I’m at MOXXEE Coffee. I have a frozen Carmel cafelado and a lemon pastry. I’m outside under an umbrella, wind whipping through my way longer than usual hair. Let’s do this.
I’m sorry I’ve been away. I work and work and work. Free time is a valuable luxury that I haven’t wanted to use on a personal blog that I only maintain not for attention per se, but for a chronicle of my life.
I am a TV producer. No longer training. No longer observing. I go to bed at 10 p.m. starting on Sunday. I wake up at 6:30 a.m. Read news and email from bed on the iPad, then shower. I’m at the studio by 7:30 a.m.
My first show is the Noon news. By 9 a.m. I have the B, C, and D blocks done. B is money and national news. C is health and entertainment. D is where I put the kickers. At 9:30 a.m. I am in the morning meeting, learning what local news and visual elements I’ll have for the A block. At 10:00 a.m. I am deciding the order A block stories will go in and putting in producer commands and graphics. Between 10:30 a.m. and 11:30 a.m. I am making sure scripts and videos and coming in. At 11:30 a.m. I am doing a walk-through of the show with my director to make sure we have videos and graphics. At 12:00 p.m. I am boothing my show. At 12:30 p.m. I am writing a quality control report, detailing what went right and what went wrong.
My second show is the 5:30 p.m. statewide news. Same process as above mostly. But this time I have to pull scripts and video from our three sister stations in Beckley, Wheeling, and Clarksburg.
I’m home between 6 p.m. and 7 p.m. I read my Flipboard, I do dinner with the girlfriend, I watch something over Xbox. I’m in bed by 10 p.m.
That’s why I’m glad for the weekend. I constantly look forward to Friday nights at the Red Carpet, sleeping in Saturday mornings, and getting to MOXXEE on Sunday afternoons.
I look forward to bonfires, beer, homemade pizza, and friends.
After last night’s bonfire Thomas asked me Sunday morning if I was angry. He said I seemed quiet.
I wasn’t angry, but I was quiet. I was in observation mode, taking joy in my friends and their conversations. One bouncing her baby on her knee while two others were showing baby bumps of their own. Guys talking about Flattop lake and politics. Putting another log on the fire.

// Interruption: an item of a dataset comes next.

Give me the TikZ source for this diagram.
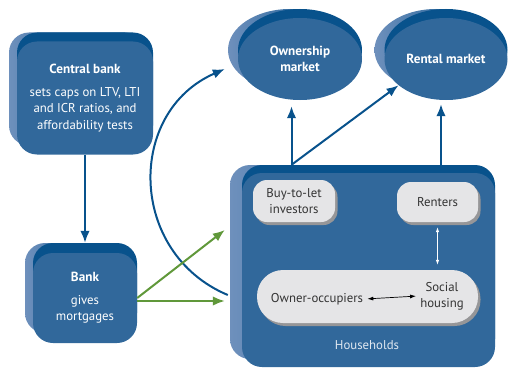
\documentclass[tikz,border=0pt]{standalone}
\usepackage{fontspec}
\setmainfont{PT Sans}
\usetikzlibrary{shapes.geometric,shadows,arrows.meta,calc}
\definecolor{boxblue}{RGB}{49,104,155}
\definecolor{darkblue}{RGB}{8,82,140}
\definecolor{edgeblue}{RGB}{110,144,188}
\definecolor{leafgreen}{RGB}{96,152,58}
\definecolor{paleface}{RGB}{229,229,231}
\definecolor{paleshadow}{RGB}{150,150,152}
\definecolor{inktext}{RGB}{51,51,51}
\newcommand\headfont{\bfseries\fontsize{13.2}{16.5}\selectfont}
\begin{document}
\begin{tikzpicture}[x=1pt,y=-1pt,
  backfaces/.style n args={2}{general shadow={shadow xshift=#1,shadow yshift=#2,left color=edgeblue,right color=darkblue},
    general shadow={shadow xshift=0pt,shadow yshift=#2,fill=darkblue}},
  bluebox/.style={rectangle,rounded corners=20pt,fill=boxblue,text=white,align=center,
    inner sep=0pt,font=\fontsize{12.8}{16.5}\selectfont},
  blueoval/.style={ellipse,fill=boxblue,text=white,align=center,inner sep=0pt,
    font=\headfont,backfaces={-10pt}{9pt}},
  palebox/.style={rectangle,fill=paleface,text=inktext,align=center,inner sep=0pt,
    font=\fontsize{12.8}{16}\selectfont,
    drop shadow={shadow xshift=2.5pt,shadow yshift=-3pt,fill=paleshadow,opacity=1}},
  inktext/.style={text=inktext,align=center,inner sep=2pt,font=\fontsize{12.8}{16}\selectfont},
  bluearrow/.style={draw=darkblue,line width=2pt,-{Latex[length=12pt,width=9.5pt]}},
  greenarrow/.style={draw=leafgreen,line width=2pt,-{Latex[length=12pt,width=9.5pt]}},
  whitearrow/.style={draw=white,line width=0.7pt,{Latex[length=5pt,width=3.5pt]}-{Latex[length=5pt,width=3.5pt]}},
  blackarrow/.style={draw=black,line width=0.7pt,{Latex[length=6pt,width=4pt]}-{Latex[length=6pt,width=4pt]}}]
\useasboundingbox (0,0) rectangle (508,369);

\node[bluebox,backfaces={-8pt}{9pt},minimum width=136pt,minimum height=113pt] (cb) at (85,98)
  {{\headfont Central bank}\\[6pt] sets caps on LTV, LTI\\ and ICR ratios, and\\ affordability tests};
\node[bluebox,backfaces={-8pt}{10pt},minimum width=104pt,minimum height=90pt] (bank) at (85,298)
  {{\headfont Bank}\\[6pt] gives\\ mortgages};
\node[blueoval,minimum width=124pt,minimum height=82pt] (own) at (300,59) {Ownership\\ market};
\node[blueoval,minimum width=123pt,minimum height=82pt] (rent) at (446,59) {Rental market};

\node[bluebox,backfaces={-12pt}{8pt},minimum width=253pt,minimum height=194pt] (hh) at (368.5,270) {};
\node[text=white!85!boxblue,font=\fontsize{12.8}{16}\selectfont] (hhlabel) at (367,345) {Households};

\node[palebox,rounded corners=14pt,minimum width=82pt,minimum height=42pt] (btl) at (294,201) {Buy-to-let\\ investors};
\node[palebox,rounded corners=14pt,minimum width=81pt,minimum height=40pt] (renters) at (437.5,202) {Renters};
\node[palebox,rounded corners=26pt,minimum width=221pt,minimum height=53pt] (occ) at (367.5,296.5) {};
\node[inktext] (owner) at (317,299) {Owner-occupiers};
\node[inktext] (social) at (442,296) {Social\\ housing};

\coordinate (hhleft) at ($(hh.north)+(-77,-8)$);
\coordinate (hhright) at ($(hh.north)+(72.5,-8)$);

\draw[bluearrow,shorten >=10pt] (cb.south) -- (bank.north);
\draw[bluearrow,shorten >=6pt] (hhleft) -- (hhleft |- own.south);
\draw[bluearrow] (hhleft) -- (rent.209);
\draw[bluearrow,shorten >=4pt] (hhright) -- (hhright |- rent.south);
\draw[bluearrow] ($(hh.west)+(-14,25)$) .. controls (128,253) and (126,112) .. ($(own.west)+(-13,10)$);
\draw[greenarrow] (bank.east) -- ($(hh.west)+(-17,-40)$);
\draw[greenarrow] ($(bank.east)+(0,3)$) -- ($(hh.west)+(-17,31)$);
\draw[whitearrow,shorten <=5pt,shorten >=5pt] (renters.south) -- (renters.south |- occ.north);
\draw[blackarrow,shorten <=2pt,shorten >=2pt] (owner.east) -- (social.west);
\end{tikzpicture}
\end{document}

It was just peaceful. I don’t get too many moments of pure peace.
Monday through Friday is fraught with drama. Whether it’s trying to set up a last minute live shot, or getting into a Twitter debate over political tactics. Drama is inescapable during the week.
My big battle is trying to tell Republicans in this state that they need to come up with something better than tying state Democrats to Obama.

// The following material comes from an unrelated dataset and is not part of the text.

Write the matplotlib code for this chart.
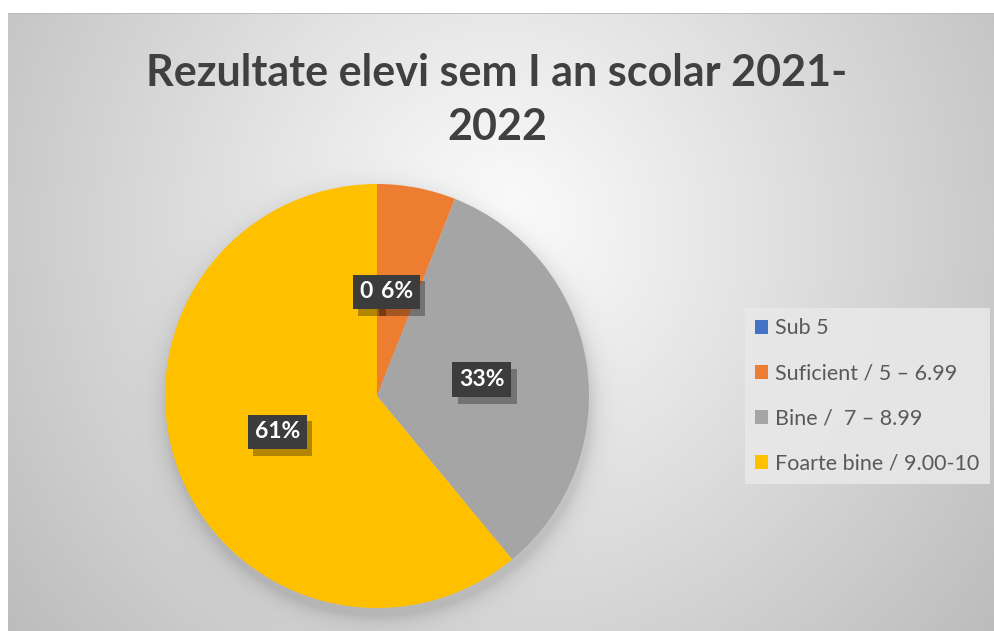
import numpy as np
import matplotlib
matplotlib.use('Agg')
import matplotlib.pyplot as plt
import matplotlib.patheffects as pe

categories = ['Sub 5', 'Suficient / 5 – 6.99', 'Bine /  7 – 8.99', 'Foarte bine / 9.00-10']
values = [0, 6, 33, 61]
value_labels = ['0', '6%', '33%', '61%']
colors = ['#4472C4', '#ED7D31', '#A5A5A5', '#FFC000']
title = 'Rezultate elevi sem I an scolar 2021-\n2022'

W, H = 994, 631
fig = plt.figure(figsize=(W / 100, H / 100), dpi=100)
fig.patch.set_facecolor('white')

# chart area background (radial gradient + soft pie shadow)
x0, y0 = 8, 13
pcx, pcy, pr = 377, 396, 212
bg = fig.add_axes([x0 / W, 0, 1 - x0 / W, 1 - y0 / H])
xx, yy = np.meshgrid(np.arange(x0, W) + 0.5, np.arange(y0, H) + 0.5)
d = np.sqrt(((xx - 500) / 600) ** 2 + ((yy - 230) / 620) ** 2)
val = 253 - 62 * d
dist = np.sqrt((xx - pcx - 2) ** 2 + (yy - pcy - 8) ** 2) - pr
val -= 30 * np.exp(-np.clip(dist, 0, None) / 10.0)
val = np.clip(val, 0, 255) / 255.0
img = np.dstack([val, val, val])
bg.imshow(img, extent=[x0, W, H, y0], aspect='auto', interpolation='bilinear')
bg.plot([x0, W], [y0 + 0.5, y0 + 0.5], color='#b8b8b8', lw=1.2)
bg.set_xlim(x0, W)
bg.set_ylim(H, y0)
bg.axis('off')

# pie
ax = fig.add_axes([(pcx - pr) / W, (H - pcy - pr) / H, 2 * pr / W, 2 * pr / H])
wedges, _ = ax.pie(values, colors=colors, startangle=90, counterclock=False,
                   radius=1, wedgeprops=dict(linewidth=0))
ax.set_xlim(-1, 1)
ax.set_ylim(-1, 1)
ax.axis('off')

shadow = [pe.withSimplePatchShadow(offset=(4, -5), shadow_rgbFace='black', alpha=0.3)]
for w, lab, v in zip(wedges, value_labels, values):
    th = np.deg2rad((w.theta1 + w.theta2) / 2)
    r = 0.5
    x, y = r * np.cos(th), r * np.sin(th)
    if v == 0:
        x -= 0.05
        y -= 0.009
    t = ax.text(x, y, lab, ha='center', va='center', color='white', fontsize=16.5,
                fontweight='bold', family=['Lato', 'DejaVu Sans'],
                bbox=dict(boxstyle='square,pad=0.3', fc='#3c3c3c', ec='none'))
    t.get_bbox_patch().set_path_effects(shadow)

# title
fig.text(497 / W, 1 - 100 / H, title, ha='center', va='center', fontsize=31,
         fontweight='bold', color='#404040', family=['Lato', 'DejaVu Sans'],
         linespacing=1.4)

# legend
fs = 15.5
leg = fig.legend(wedges, categories, loc='upper left',
                 bbox_to_anchor=(745 / W, 1 - 308 / H), borderaxespad=0,
                 frameon=True, fancybox=False,
                 handlelength=0.6, handleheight=0.6, handletextpad=0.33,
                 labelspacing=1.17, borderpad=0.48,
                 prop={'family': ['Lato', 'DejaVu Sans'], 'size': fs})
leg.get_frame().set_facecolor('#e8e8e8')
leg.get_frame().set_edgecolor('none')
leg.get_frame().set_alpha(0.9)
for txt in leg.get_texts():
    txt.set_color('#595959')

fig.savefig('out.png', dpi=100, facecolor='white')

Yes, this state is in the shape it’s in because of the kinds of Democrats the residents have elected here over the last 100 years, but that hasn’t exactly prevented these people from putting the same people back in office. They’re either extremely stupid, or they don’t care. I think it’s because they don’t care.
Democrats have a 2-1 advantage over Republicans here, though both parties have seen their ranks diminish as people escape for independent status. Why? Because both parties suck in this state. And I don’t see that changing anytime soon.

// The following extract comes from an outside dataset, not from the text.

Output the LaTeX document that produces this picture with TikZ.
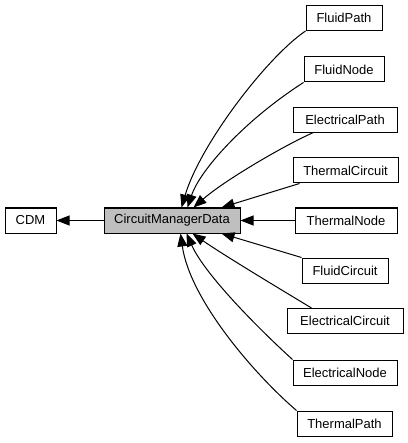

Republicans he would much rather make snarky comments about Democratic elected leaders. These things they do are funny for sure, but how do these things get you voters?
There are seriously problems in this state, and the longer I live here the more a realize that neither party is actually committed to making things better here. If I want to see battles between two sides that include snarky one-liners, then the originally G.I. Joe cartoon is in Netflix. I’ll just watch that.
Speaking of streaming, I hate SNL anymore, but I did like last night’s episode with Mick Jagger. Worth it to see The Arcade Fire perform, including covering Ruby Tuesday for Kristin Wiig’s goodbye skit.